2. What is a motivation to preserve the backend type names in the tests? I suppose it might be removed as non-necessary now.

I too am confused by our redundancy here of sycl_iterator_* vs other tests for the same algorithms (sycl_iterator_sort.pass vs sort.pass for example).

I believe sycl_iterator_ is meant to describe the data type rather than the backend type (although in this case one implies the other inherently). These tests use sycl::buffer and oneapi::dpl::begin and oneapi::dpl::end to test sycl_iterator inputs to these algorithms. It should be mentioned that they also test USM data inputs both shared and device. I know we use sycl_iterator_* tests to be a skeleton crew test for dpcpp backends in per-commit CI and validation, to provide decent coverage without calling all tests. If we were to reorganize these tests, we would need another system to provide that. It could be done, but would require work.

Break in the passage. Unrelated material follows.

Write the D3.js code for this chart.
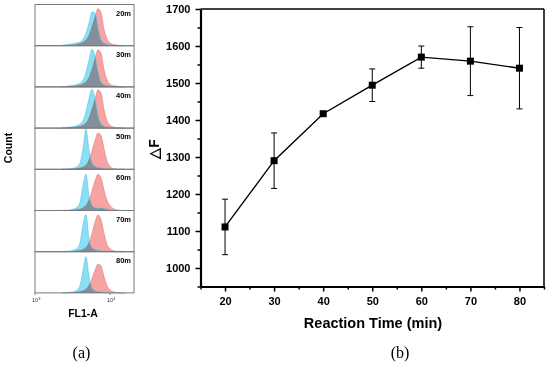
<!DOCTYPE html>
<html>
<head>
<meta charset="utf-8">
<script src="https://cdn.jsdelivr.net/npm/d3@7"></script>
<style>
  body { margin: 0; background: #fff; }
  svg { display: block; }
  .hist { mix-blend-mode: multiply; }
</style>
</head>
<body>
<script>
// ---------------- data ----------------
// (b) reaction time curve
var times = [20, 30, 40, 50, 60, 70, 80];
var deltaF = [1111, 1290, 1417, 1494, 1570, 1559, 1540];
var deltaErr = [75, 75, 4, 44, 30, 93, 110];
var xTicks = [20, 30, 40, 50, 60, 70, 80];
var xMinor = [15, 25, 35, 45, 55, 65, 75, 85];
var yTicks = [1000, 1100, 1200, 1300, 1400, 1500, 1600, 1700];
var yMinor = [950, 1050, 1150, 1250, 1350, 1450, 1550, 1650];

// (a) flow histograms, heights in % of panel, on log10(FL1-A) bins
var panelLabels = ["20m", "30m", "40m", "50m", "60m", "70m", "80m"];
var binLog = [3.36, 3.40, 3.44, 3.48, 3.52, 3.56, 3.60, 3.64, 3.68, 3.72, 3.76,
              3.80, 3.84, 3.88, 3.92, 3.96, 4.00, 4.04, 4.08, 4.12, 4.16, 4.20];
var cyanCounts = [
  [1, 2, 3, 4, 5, 7, 9, 15, 30, 55, 82, 80, 42, 14, 6, 3, 2, 1, 0, 0, 0, 0],
  [1, 1, 2, 3, 4, 6, 9, 16, 35, 65, 91, 75, 35, 12, 5, 3, 2, 1, 0, 0, 0, 0],
  [1, 1, 2, 3, 4, 6, 10, 18, 40, 72, 94, 70, 30, 10, 4, 2, 1, 1, 0, 0, 0, 0],
  [0, 1, 1, 2, 3, 6, 15, 50, 98, 45, 15, 7, 4, 3, 2, 1, 0, 0, 0, 0, 0, 0],
  [0, 1, 1, 2, 4, 8, 20, 60, 88, 35, 12, 6, 5, 6, 5, 3, 1, 0, 0, 0, 0, 0],
  [0, 1, 1, 2, 4, 8, 22, 65, 90, 30, 10, 5, 3, 2, 1, 1, 0, 0, 0, 0, 0, 0],
  [0, 1, 1, 2, 3, 7, 18, 55, 88, 40, 12, 5, 3, 2, 1, 0, 0, 0, 0, 0, 0, 0]
];
var redCounts = [
  [0, 1, 1, 2, 2, 3, 5, 8, 13, 25, 45, 68, 90, 80, 40, 17, 7, 3, 2, 1, 0, 0],
  [0, 1, 1, 2, 2, 3, 4, 7, 12, 22, 42, 68, 90, 82, 42, 17, 7, 3, 2, 1, 0, 0],
  [0, 0, 1, 1, 2, 3, 4, 7, 12, 24, 45, 70, 93, 85, 45, 18, 7, 3, 1, 1, 0, 0],
  [0, 0, 0, 1, 1, 2, 3, 5, 10, 22, 45, 70, 88, 82, 50, 20, 7, 2, 1, 0, 0, 0],
  [0, 0, 0, 1, 1, 2, 3, 6, 12, 25, 48, 72, 88, 80, 50, 25, 12, 5, 2, 1, 0, 0],
  [0, 0, 0, 1, 1, 2, 3, 5, 10, 22, 45, 72, 89, 78, 45, 18, 7, 3, 1, 0, 0, 0],
  [0, 0, 0, 1, 1, 2, 3, 5, 9, 18, 35, 55, 70, 65, 40, 18, 7, 3, 1, 0, 0, 0]
];

var W = 550, H = 365;
var sans = "Arial, 'Liberation Sans', sans-serif";
var serif = "'Liberation Serif', 'DejaVu Serif', serif";

var svg = d3.select('body').append('svg').attr('width', W).attr('height', H);

/***********************************************************************************/
// (a) histogram stack

var hx = d3.scaleLog().domain([1000, Math.pow(10, 4.32)]).range([35, 134]);
var pTop = 4.5, pH = 41.2;
var left = svg.append('g');

panelLabels.forEach(function(lbl, i){
  var y0 = pTop + i * pH;
  var hy = d3.scaleLinear().domain([0, 100]).range([y0 + pH, y0]);
  var area = d3.area()
    .x(function(d){ return hx(Math.pow(10, d[0])); })
    .y0(y0 + pH).y1(function(d){ return hy(d[1]); })
    .curve(d3.curveMonotoneX);
  var line = area.lineY1();

  var g = left.append('g');
  [[redCounts[i], '#f5a3a3', '#e47676'], [cyanCounts[i], '#8adff2', '#45c4e4']].forEach(function(s){
    var pts = binLog.map(function(b, j){ return [b, s[0][j]]; });
    g.append('path').attr('class', 'hist').attr('d', area(pts)).attr('fill', s[1]);
    g.append('path').attr('d', line(pts)).attr('fill', 'none')
      .attr('stroke', s[2]).attr('stroke-width', 0.7).attr('stroke-opacity', 0.8);
  });

  left.append('rect').attr('x', 35).attr('y', y0).attr('width', 99).attr('height', pH)
    .attr('fill', 'none').attr('stroke', '#7a7a7a').attr('stroke-width', 1);
  left.append('text').attr('x', 131).attr('y', y0 + 11).attr('text-anchor', 'end')
    .style('font', 'bold 7.5px ' + sans).text(lbl);
});

// log axis labels
[[1000, '3'], [10000, '4']].forEach(function(t){
  var tx = left.append('text').attr('x', hx(t[0]) - 3).attr('y', 302)
    .style('font', '5.5px ' + sans).attr('fill', '#333');
  tx.append('tspan').text('10');
  tx.append('tspan').attr('dy', -2).style('font-size', '4px').text(t[1]);
  left.append('line').attr('x1', hx(t[0])).attr('x2', hx(t[0]))
    .attr('y1', pTop + 7 * pH).attr('y2', pTop + 7 * pH + 2).attr('stroke', '#7a7a7a');
});

left.append('text').attr('x', 83).attr('y', 317).attr('text-anchor', 'middle')
  .style('font', 'bold 10.5px ' + sans).text('FL1-A');
left.append('text').attr('transform', 'translate(11.5,148) rotate(-90)').attr('text-anchor', 'middle')
  .style('font', 'bold 10.5px ' + sans).text('Count');
left.append('text').attr('x', 81.5).attr('y', 358).attr('text-anchor', 'middle')
  .style('font', '16px ' + serif).text('(a)');

/***********************************************************************************/
// (b) ΔF vs reaction time

var x = d3.scaleLinear().domain([15, 85]).range([200.5, 544]);
var y = d3.scaleLinear().domain([950, 1700]).range([286.5, 9]);
var right = svg.append('g');

function styleAxis(g){
  g.selectAll('text').style('font', 'bold 11px ' + sans).attr('fill', '#000');
  g.selectAll('line').attr('stroke', '#000').attr('stroke-width', 1.5);
}

// frame top/right
right.append('line').attr('x1', x(15)).attr('x2', x(85)).attr('y1', y(1700)).attr('y2', y(1700))
  .attr('stroke', '#000').attr('stroke-width', 1.5);
right.append('line').attr('x1', x(85)).attr('x2', x(85)).attr('y1', y(1700)).attr('y2', y(950))
  .attr('stroke', '#000').attr('stroke-width', 1.5);

right.append('g').attr('transform', 'translate(0,' + y(950) + ')')
  .call(d3.axisBottom(x).tickValues(xMinor).tickSize(3).tickFormat(''))
  .call(styleAxis).select('.domain').remove();
right.append('g').attr('transform', 'translate(' + x(15) + ',0)')
  .call(d3.axisLeft(y).tickValues(yMinor).tickSize(3).tickFormat(''))
  .call(styleAxis).select('.domain').remove();

var gx = right.append('g').attr('transform', 'translate(0,' + y(950) + ')')
  .call(d3.axisBottom(x).tickValues(xTicks).tickSize(5).tickSizeOuter(0).tickPadding(5.5)
    .tickFormat(d3.format('d')))
  .call(styleAxis);
gx.select('.domain').attr('stroke', '#000').attr('stroke-width', 2.2);
var gy = right.append('g').attr('transform', 'translate(' + x(15) + ',0)')
  .call(d3.axisLeft(y).tickValues(yTicks).tickSize(5).tickSizeOuter(0).tickPadding(5)
    .tickFormat(d3.format('d')))
  .call(styleAxis);
gy.select('.domain').attr('stroke', '#000').attr('stroke-width', 2.2);

// error bars
var eb = right.append('g').attr('stroke', '#000').attr('stroke-width', 1);
times.forEach(function(t, i){
  var cx = x(t), hi = y(deltaF[i] + deltaErr[i]), lo = y(deltaF[i] - deltaErr[i]);
  eb.append('line').attr('x1', cx).attr('x2', cx).attr('y1', hi).attr('y2', lo);
  eb.append('line').attr('x1', cx - 3).attr('x2', cx + 3).attr('y1', hi).attr('y2', hi);
  eb.append('line').attr('x1', cx - 3).attr('x2', cx + 3).attr('y1', lo).attr('y2', lo);
});

var pts = times.map(function(t, i){ return [t, deltaF[i]]; });
right.append('path')
  .attr('d', d3.line().x(function(d){ return x(d[0]); }).y(function(d){ return y(d[1]); })(pts))
  .attr('fill', 'none').attr('stroke', '#000').attr('stroke-width', 1.4);
right.selectAll('rect.pt').data(pts).enter().append('rect').attr('class', 'pt')
  .attr('x', function(d){ return x(d[0]) - 3.5; }).attr('y', function(d){ return y(d[1]) - 3.5; })
  .attr('width', 7).attr('height', 7).attr('fill', '#000');

right.append('text').attr('x', 373).attr('y', 328).attr('text-anchor', 'middle')
  .style('font', 'bold 14.5px ' + sans).text('Reaction Time (min)');
right.append('text').attr('transform', 'translate(159,149) rotate(-90)').attr('text-anchor', 'middle')
  .style('font', 'bold 14px ' + sans).text('\u25B3F');
right.append('text').attr('x', 400).attr('y', 358).attr('text-anchor', 'middle')
  .style('font', '16px ' + serif).text('(b)');
</script>
</body>
</html>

Now that we have the input_data_sweep_* tests which isolate our input data processing for combinations of input types including sycl_iterator, usm, etc. and different combinations of those base types wrapped in our iterator types, I do wonder how important it is to have coverage for each algorithm to be tested with multiple input data types. I'm not necessarily arguing to remove large chunks of coverage, but it is worth considering as we think about such large changes to the tests.

Edit: In theory, the input_data_sweep_ tests check read and write ability for a large sweep of possible inputs to sycl kernels. That set of tests should allow us to be more confident that if data of one input type functions in a pattern / API, then other valid input types to oneDPL would function equivalently, and we don't need to test every pattern with every base data type.

SergeyKopienko commented 1 week ago

2. What is a motivation to preserve the backend type names in the tests? I suppose it might be removed as non-necessary now.

@dmitriy-sobolev C

2. What is a motivation to preserve the backend type names in the tests? I suppose it might be removed as non-necessary now.

All new test files has been renamed: now their names are shortly.

julianmi commented 3 days ago

I think the main issue motivating this PR was the test timeouts observed in https://github.com/oneapi-src/oneDPL/pull/1653. These had nothing to do with the test setup but was a bug introduced in the patch. This was addressed in https://github.com/oneapi-src/oneDPL/pull/1667. Thus, I think we can close this PR.

I agree with @danhoeflinger that we might want an offline discussion about restructuring our per-commit CI tests.

SergeyKopienko commented 3 days ago

@timmiesmith is this PR not required anymore for us?